Now, to be clear, I’m not meaning to imply either that Mr. Trump is a Nazi or that anyone who supports him is in full agreement with his most bigoted views. Nor am I meaning to dismiss out-of-hand the grievances and concerns of the many disaffected citizens who are carrying the Trump crusade forward. I’m merely observing the obvious: Though it might be well intended, Mr. Trump’s “shock and awe” campaign is doing serious damage to our society. Whether or not he’s actually elected, that damage won’t soon be undone. And it will be up to us to undo it. Plainly Mr. Trump couldn’t care less.

“The ultimate test of a moral society,” wrote a contemporary of Niemöller‘s, the Reverend Dietrich Bonhoeffer, executed by Hitler, “is the kind of world that it leaves to its children.” But what is Mr. Trump’s vision for my child, and yours? Or for X.—my son’s friend and classmate, born of immigrant parents—called an ugly racist slur at school the day after Nathan and I had our talk? Mr. Trump’s “vision” is on daily display. If a teacher ever acted like him in a Brookings classroom, we would demand his removal. So why are we considering him as our country’s leader?

This “Trump moment” is a test of our political democracy and our moral society. Are we really a nation where everyone has the “right to life, liberty and the pursuit of happiness?” Where every child can feel safe, because everybody’s safe, and nobody’s “coming for” or “going after” somebody else? Where we won’t tolerate bullying, whether in our schools or in our politics, no matter what the bully might stand for? Now that, in my opinion, would be a great America.

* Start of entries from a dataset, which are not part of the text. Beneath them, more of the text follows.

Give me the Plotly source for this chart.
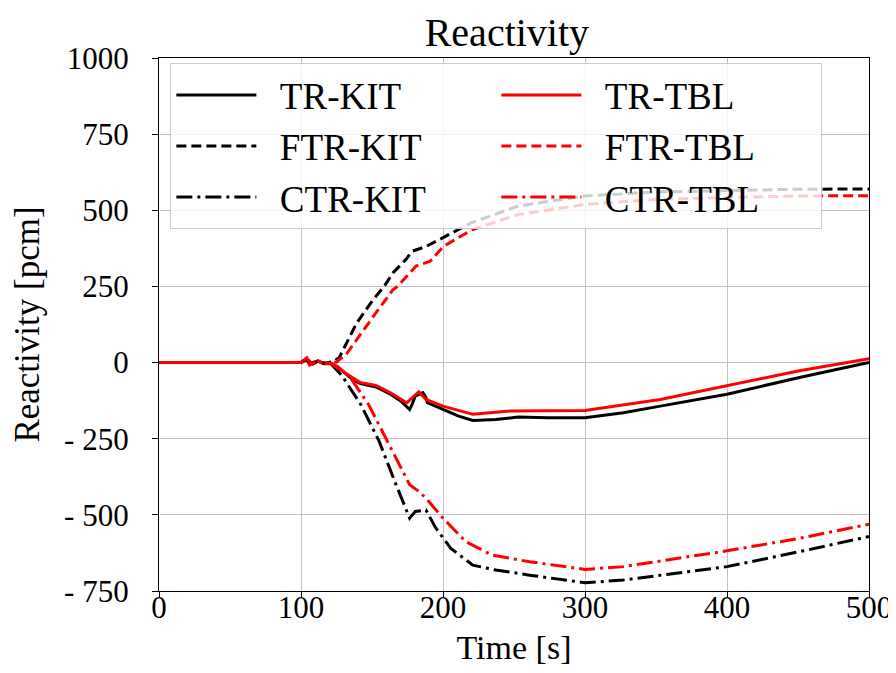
import plotly.graph_objects as go

# ---- data ----
t_tr_kit = [0, 100, 104, 106, 108, 112, 116, 121, 126, 131.7, 137, 142, 152.8, 163, 170, 176.5, 178, 180.5, 185.8, 188, 189,
            200, 211, 221, 237, 253, 274, 300, 327, 353, 400, 451, 500]
v_tr_kit = [0, 0, 12, -5, 0, 5, -3, -2, -15, -38, -58, -69, -80, -104, -125, -154, -140, -110, -99, -115, -132,
            -154, -176, -190, -187, -179, -181, -181, -165, -143, -104, -49, 0]

t_tr_tbl = [0, 100, 104, 106, 108, 112, 116, 121, 126, 131.7, 142, 152.8, 163, 174.4, 183, 188, 200, 221, 248, 300, 353, 400, 451, 500]
v_tr_tbl = [0, 0, 15, -8, -2, 6, -4, -3, -14, -36, -66, -75, -99, -132, -96, -121, -143, -170, -159, -157, -121, -75, -27, 13]

t_ftr_kit = [0, 100, 104, 108, 112, 116, 122.7, 127, 139, 150.7, 158.6, 164.7, 174, 178, 188, 198, 220.5, 253, 300, 350, 448, 500]
v_ftr_kit = [0, 0, 10, -4, 4, -2, 3, 17, 128, 206, 250, 294, 339, 365, 381, 405, 460, 514, 547, 560, 569, 570]

t_ftr_tbl = [0, 100, 104, 108, 112, 116, 125, 132, 150.7, 164.7, 168, 181, 191, 200.5, 220.5, 253, 300, 350, 448, 500]
v_ftr_tbl = [0, 0, 13, -5, 5, -3, 2, 28, 150, 239, 250, 317, 333, 382, 436, 486, 519, 536, 547, 548]

t_ctr_kit = [0, 100, 104, 108, 112, 116, 121, 129, 142, 155, 166, 176.5, 180.5, 188, 195, 205.5, 221, 237, 261, 300, 327, 400, 451, 500]
v_ctr_kit = [0, 0, 10, -4, 4, -2, -3, -44, -137, -258, -390, -511, -489, -484, -544, -610, -665, -681, -698, -723, -714, -670, -621, -571]

t_ctr_tbl = [0, 100, 104, 108, 112, 116, 121, 134, 147.5, 161, 176.5, 183, 188, 200, 216, 234.5, 261, 300, 327, 400, 451, 500]
v_ctr_tbl = [0, 0, 14, -6, 5, -3, -3, -44, -137, -258, -401, -423, -445, -511, -588, -632, -654, -679, -670, -618, -577, -531]

x_ticks = [0, 100, 200, 300, 400, 500]
y_ticks = [-750, -500, -250, 0, 250, 500, 750, 1000]
y_ticktext = ["- 750", "- 500", "- 250", "0", "250", "500", "750", "1000"]

series = [
    ("TR-KIT", t_tr_kit, v_tr_kit, "black", "solid"),
    ("TR-TBL", t_tr_tbl, v_tr_tbl, "red", "solid"),
    ("FTR-KIT", t_ftr_kit, v_ftr_kit, "black", "10px,5px"),
    ("FTR-TBL", t_ftr_tbl, v_ftr_tbl, "red", "10px,5px"),
    ("CTR-KIT", t_ctr_kit, v_ctr_kit, "black", "16px,5px,3px,5px"),
    ("CTR-TBL", t_ctr_tbl, v_ctr_tbl, "red", "16px,5px,3px,5px"),
]

FONT = "Liberation Serif"
NB = "\u00a0\u00a0"

fig = go.Figure()
for name, t, v, color, dash in series:
    fig.add_trace(go.Scatter(x=t, y=v, mode="lines", name=NB + name,
                             line=dict(color=color, width=3, dash=dash)))

fig.update_layout(
    width=896, height=673,
    margin=dict(l=151, r=31, t=50, b=90),
    paper_bgcolor="white", plot_bgcolor="white",
    font=dict(family=FONT, size=31, color="black"),
    title=dict(text="Reactivity", xref="paper", x=0.49, xanchor="center", y=0.965, yanchor="middle",
               font=dict(family=FONT, size=40)),
    legend=dict(orientation="h", x=0.016, y=0.99, xanchor="left", yanchor="top",
                entrywidth=230, entrywidthmode="pixels", itemwidth=80,
                bgcolor="rgba(255,255,255,0.8)", bordercolor="#cccccc", borderwidth=1,
                font=dict(family=FONT, size=37), traceorder="normal"),
    showlegend=True,
)
fig.update_xaxes(range=[0, 500], tickvals=x_ticks, ticklabelstandoff=-17,
                 tickfont=dict(family=FONT, size=31),
                 title=dict(text="Time [s]", standoff=10, font=dict(family=FONT, size=34)),
                 showgrid=True, gridcolor="#c0c0c0", gridwidth=1, zeroline=False,
                 showline=True, linecolor="black", linewidth=1.2, mirror=True,
                 ticks="outside", ticklen=6, tickcolor="black")
fig.update_yaxes(range=[-750, 1000], tickvals=y_ticks, ticktext=y_ticktext, ticklabelstandoff=17,
                 tickfont=dict(family=FONT, size=31),
                 title=dict(text="Reactivity [pcm]", standoff=14, font=dict(family=FONT, size=35)),
                 showgrid=True, gridcolor="#c0c0c0", gridwidth=1, zeroline=False,
                 showline=True, linecolor="black", linewidth=1.2, mirror=True,
                 ticks="outside", ticklen=6, tickcolor="black")

fig.write_html("out.html")
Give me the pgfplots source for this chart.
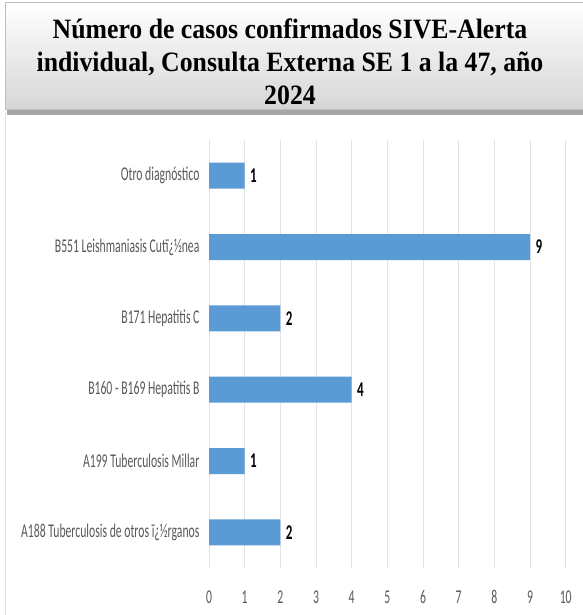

Sharpen your pencil, and take a deep breath. For the sake of our children, this is a test we’ve got to pass. Better yet, let’s shoot for an “A.”

Phyllis Cole-Dai

Phyllis Cole-Dai has authored or edited eleven books in multiple genres, including historical fiction, spiritual nonfiction and poetry. She lives in Brookings, South Dakota, USA.


  • Andy Hamilton says:

    Excellent article. However it is likely that the US will be saved by the election of Hilary Clinton as president – but if I was an american i wouldn’t be complacent about this. I am British and concerned about our own potential “Trumps” – George Osbourne and Boris. Because they are English and went to Eton and Oxbridge they talk politely and hide their true agenda more effectively; but they are both Elitists, with the same agenda as Trump. We haven’t got a Hilary Clinton …. – or have we? Can we persuade Caroline Lucas to head up a collation of those in the UK who want to preserve the BBC, and NHS, oppose TTIP and Fracking and save disabled people from poverty induced by savage cuts to benefits.

    • Thanks for your perspective on this, Andy, from there in Great Britain. The rise of nationalism and xenophobia, the growing wealth gap, the continuing devastation of the environment–all of these are global issues. I agree that there are politicians whose ugly agendas are couched in “polite talk” (in America, Ted Cruz comes to mind). In some ways they are even more dangerous than those like Trump. Whether crass or silver-tongued, all these politicians have to be taken seriously, and resisted heartily. They can’t come to power unless they mobilize masses of “common people.” As I see it, our job is to keep that mobilization from happening, by advocating forthrightly and respectfully for humane values in our own communities, however we can.

    • kenneth Dawson says:

      the hillery clinton in our country is worse all than all the ones you spoke of ; she should be in jail not inpublic office

      • Mr. Dawson, I hope you don’t presume that my objections to Mr. Trump spring from my support for any other candidate. But in the case of Ms. Clinton, we should allow the investigation take its course. In this country, one is innocent until proven guilty, and Ms. Clinton isn’t even on trial. We have a responsibility to keep an open mind. In the meantime, Mr. Trump is inciting violence. The evidence of that is right in front of our eyes. This isn’t about politics. It’s about respect and decency.

  • Beautifully stated. I can only pray that it is received with thought by those who are not in this choir already.

  • Stephen Palo says:

    Great article! However, Dietrich Bonhoeffer did not say, “First the Nazis…” This a quote from Pastor Martin Niemoller who was a contemporary of Bonhoeffer. I admire both theologians. And I admire your article which raises many good moral issues for our children, families, friends, and community. Words matter! They are sticks and stones that can hurt us.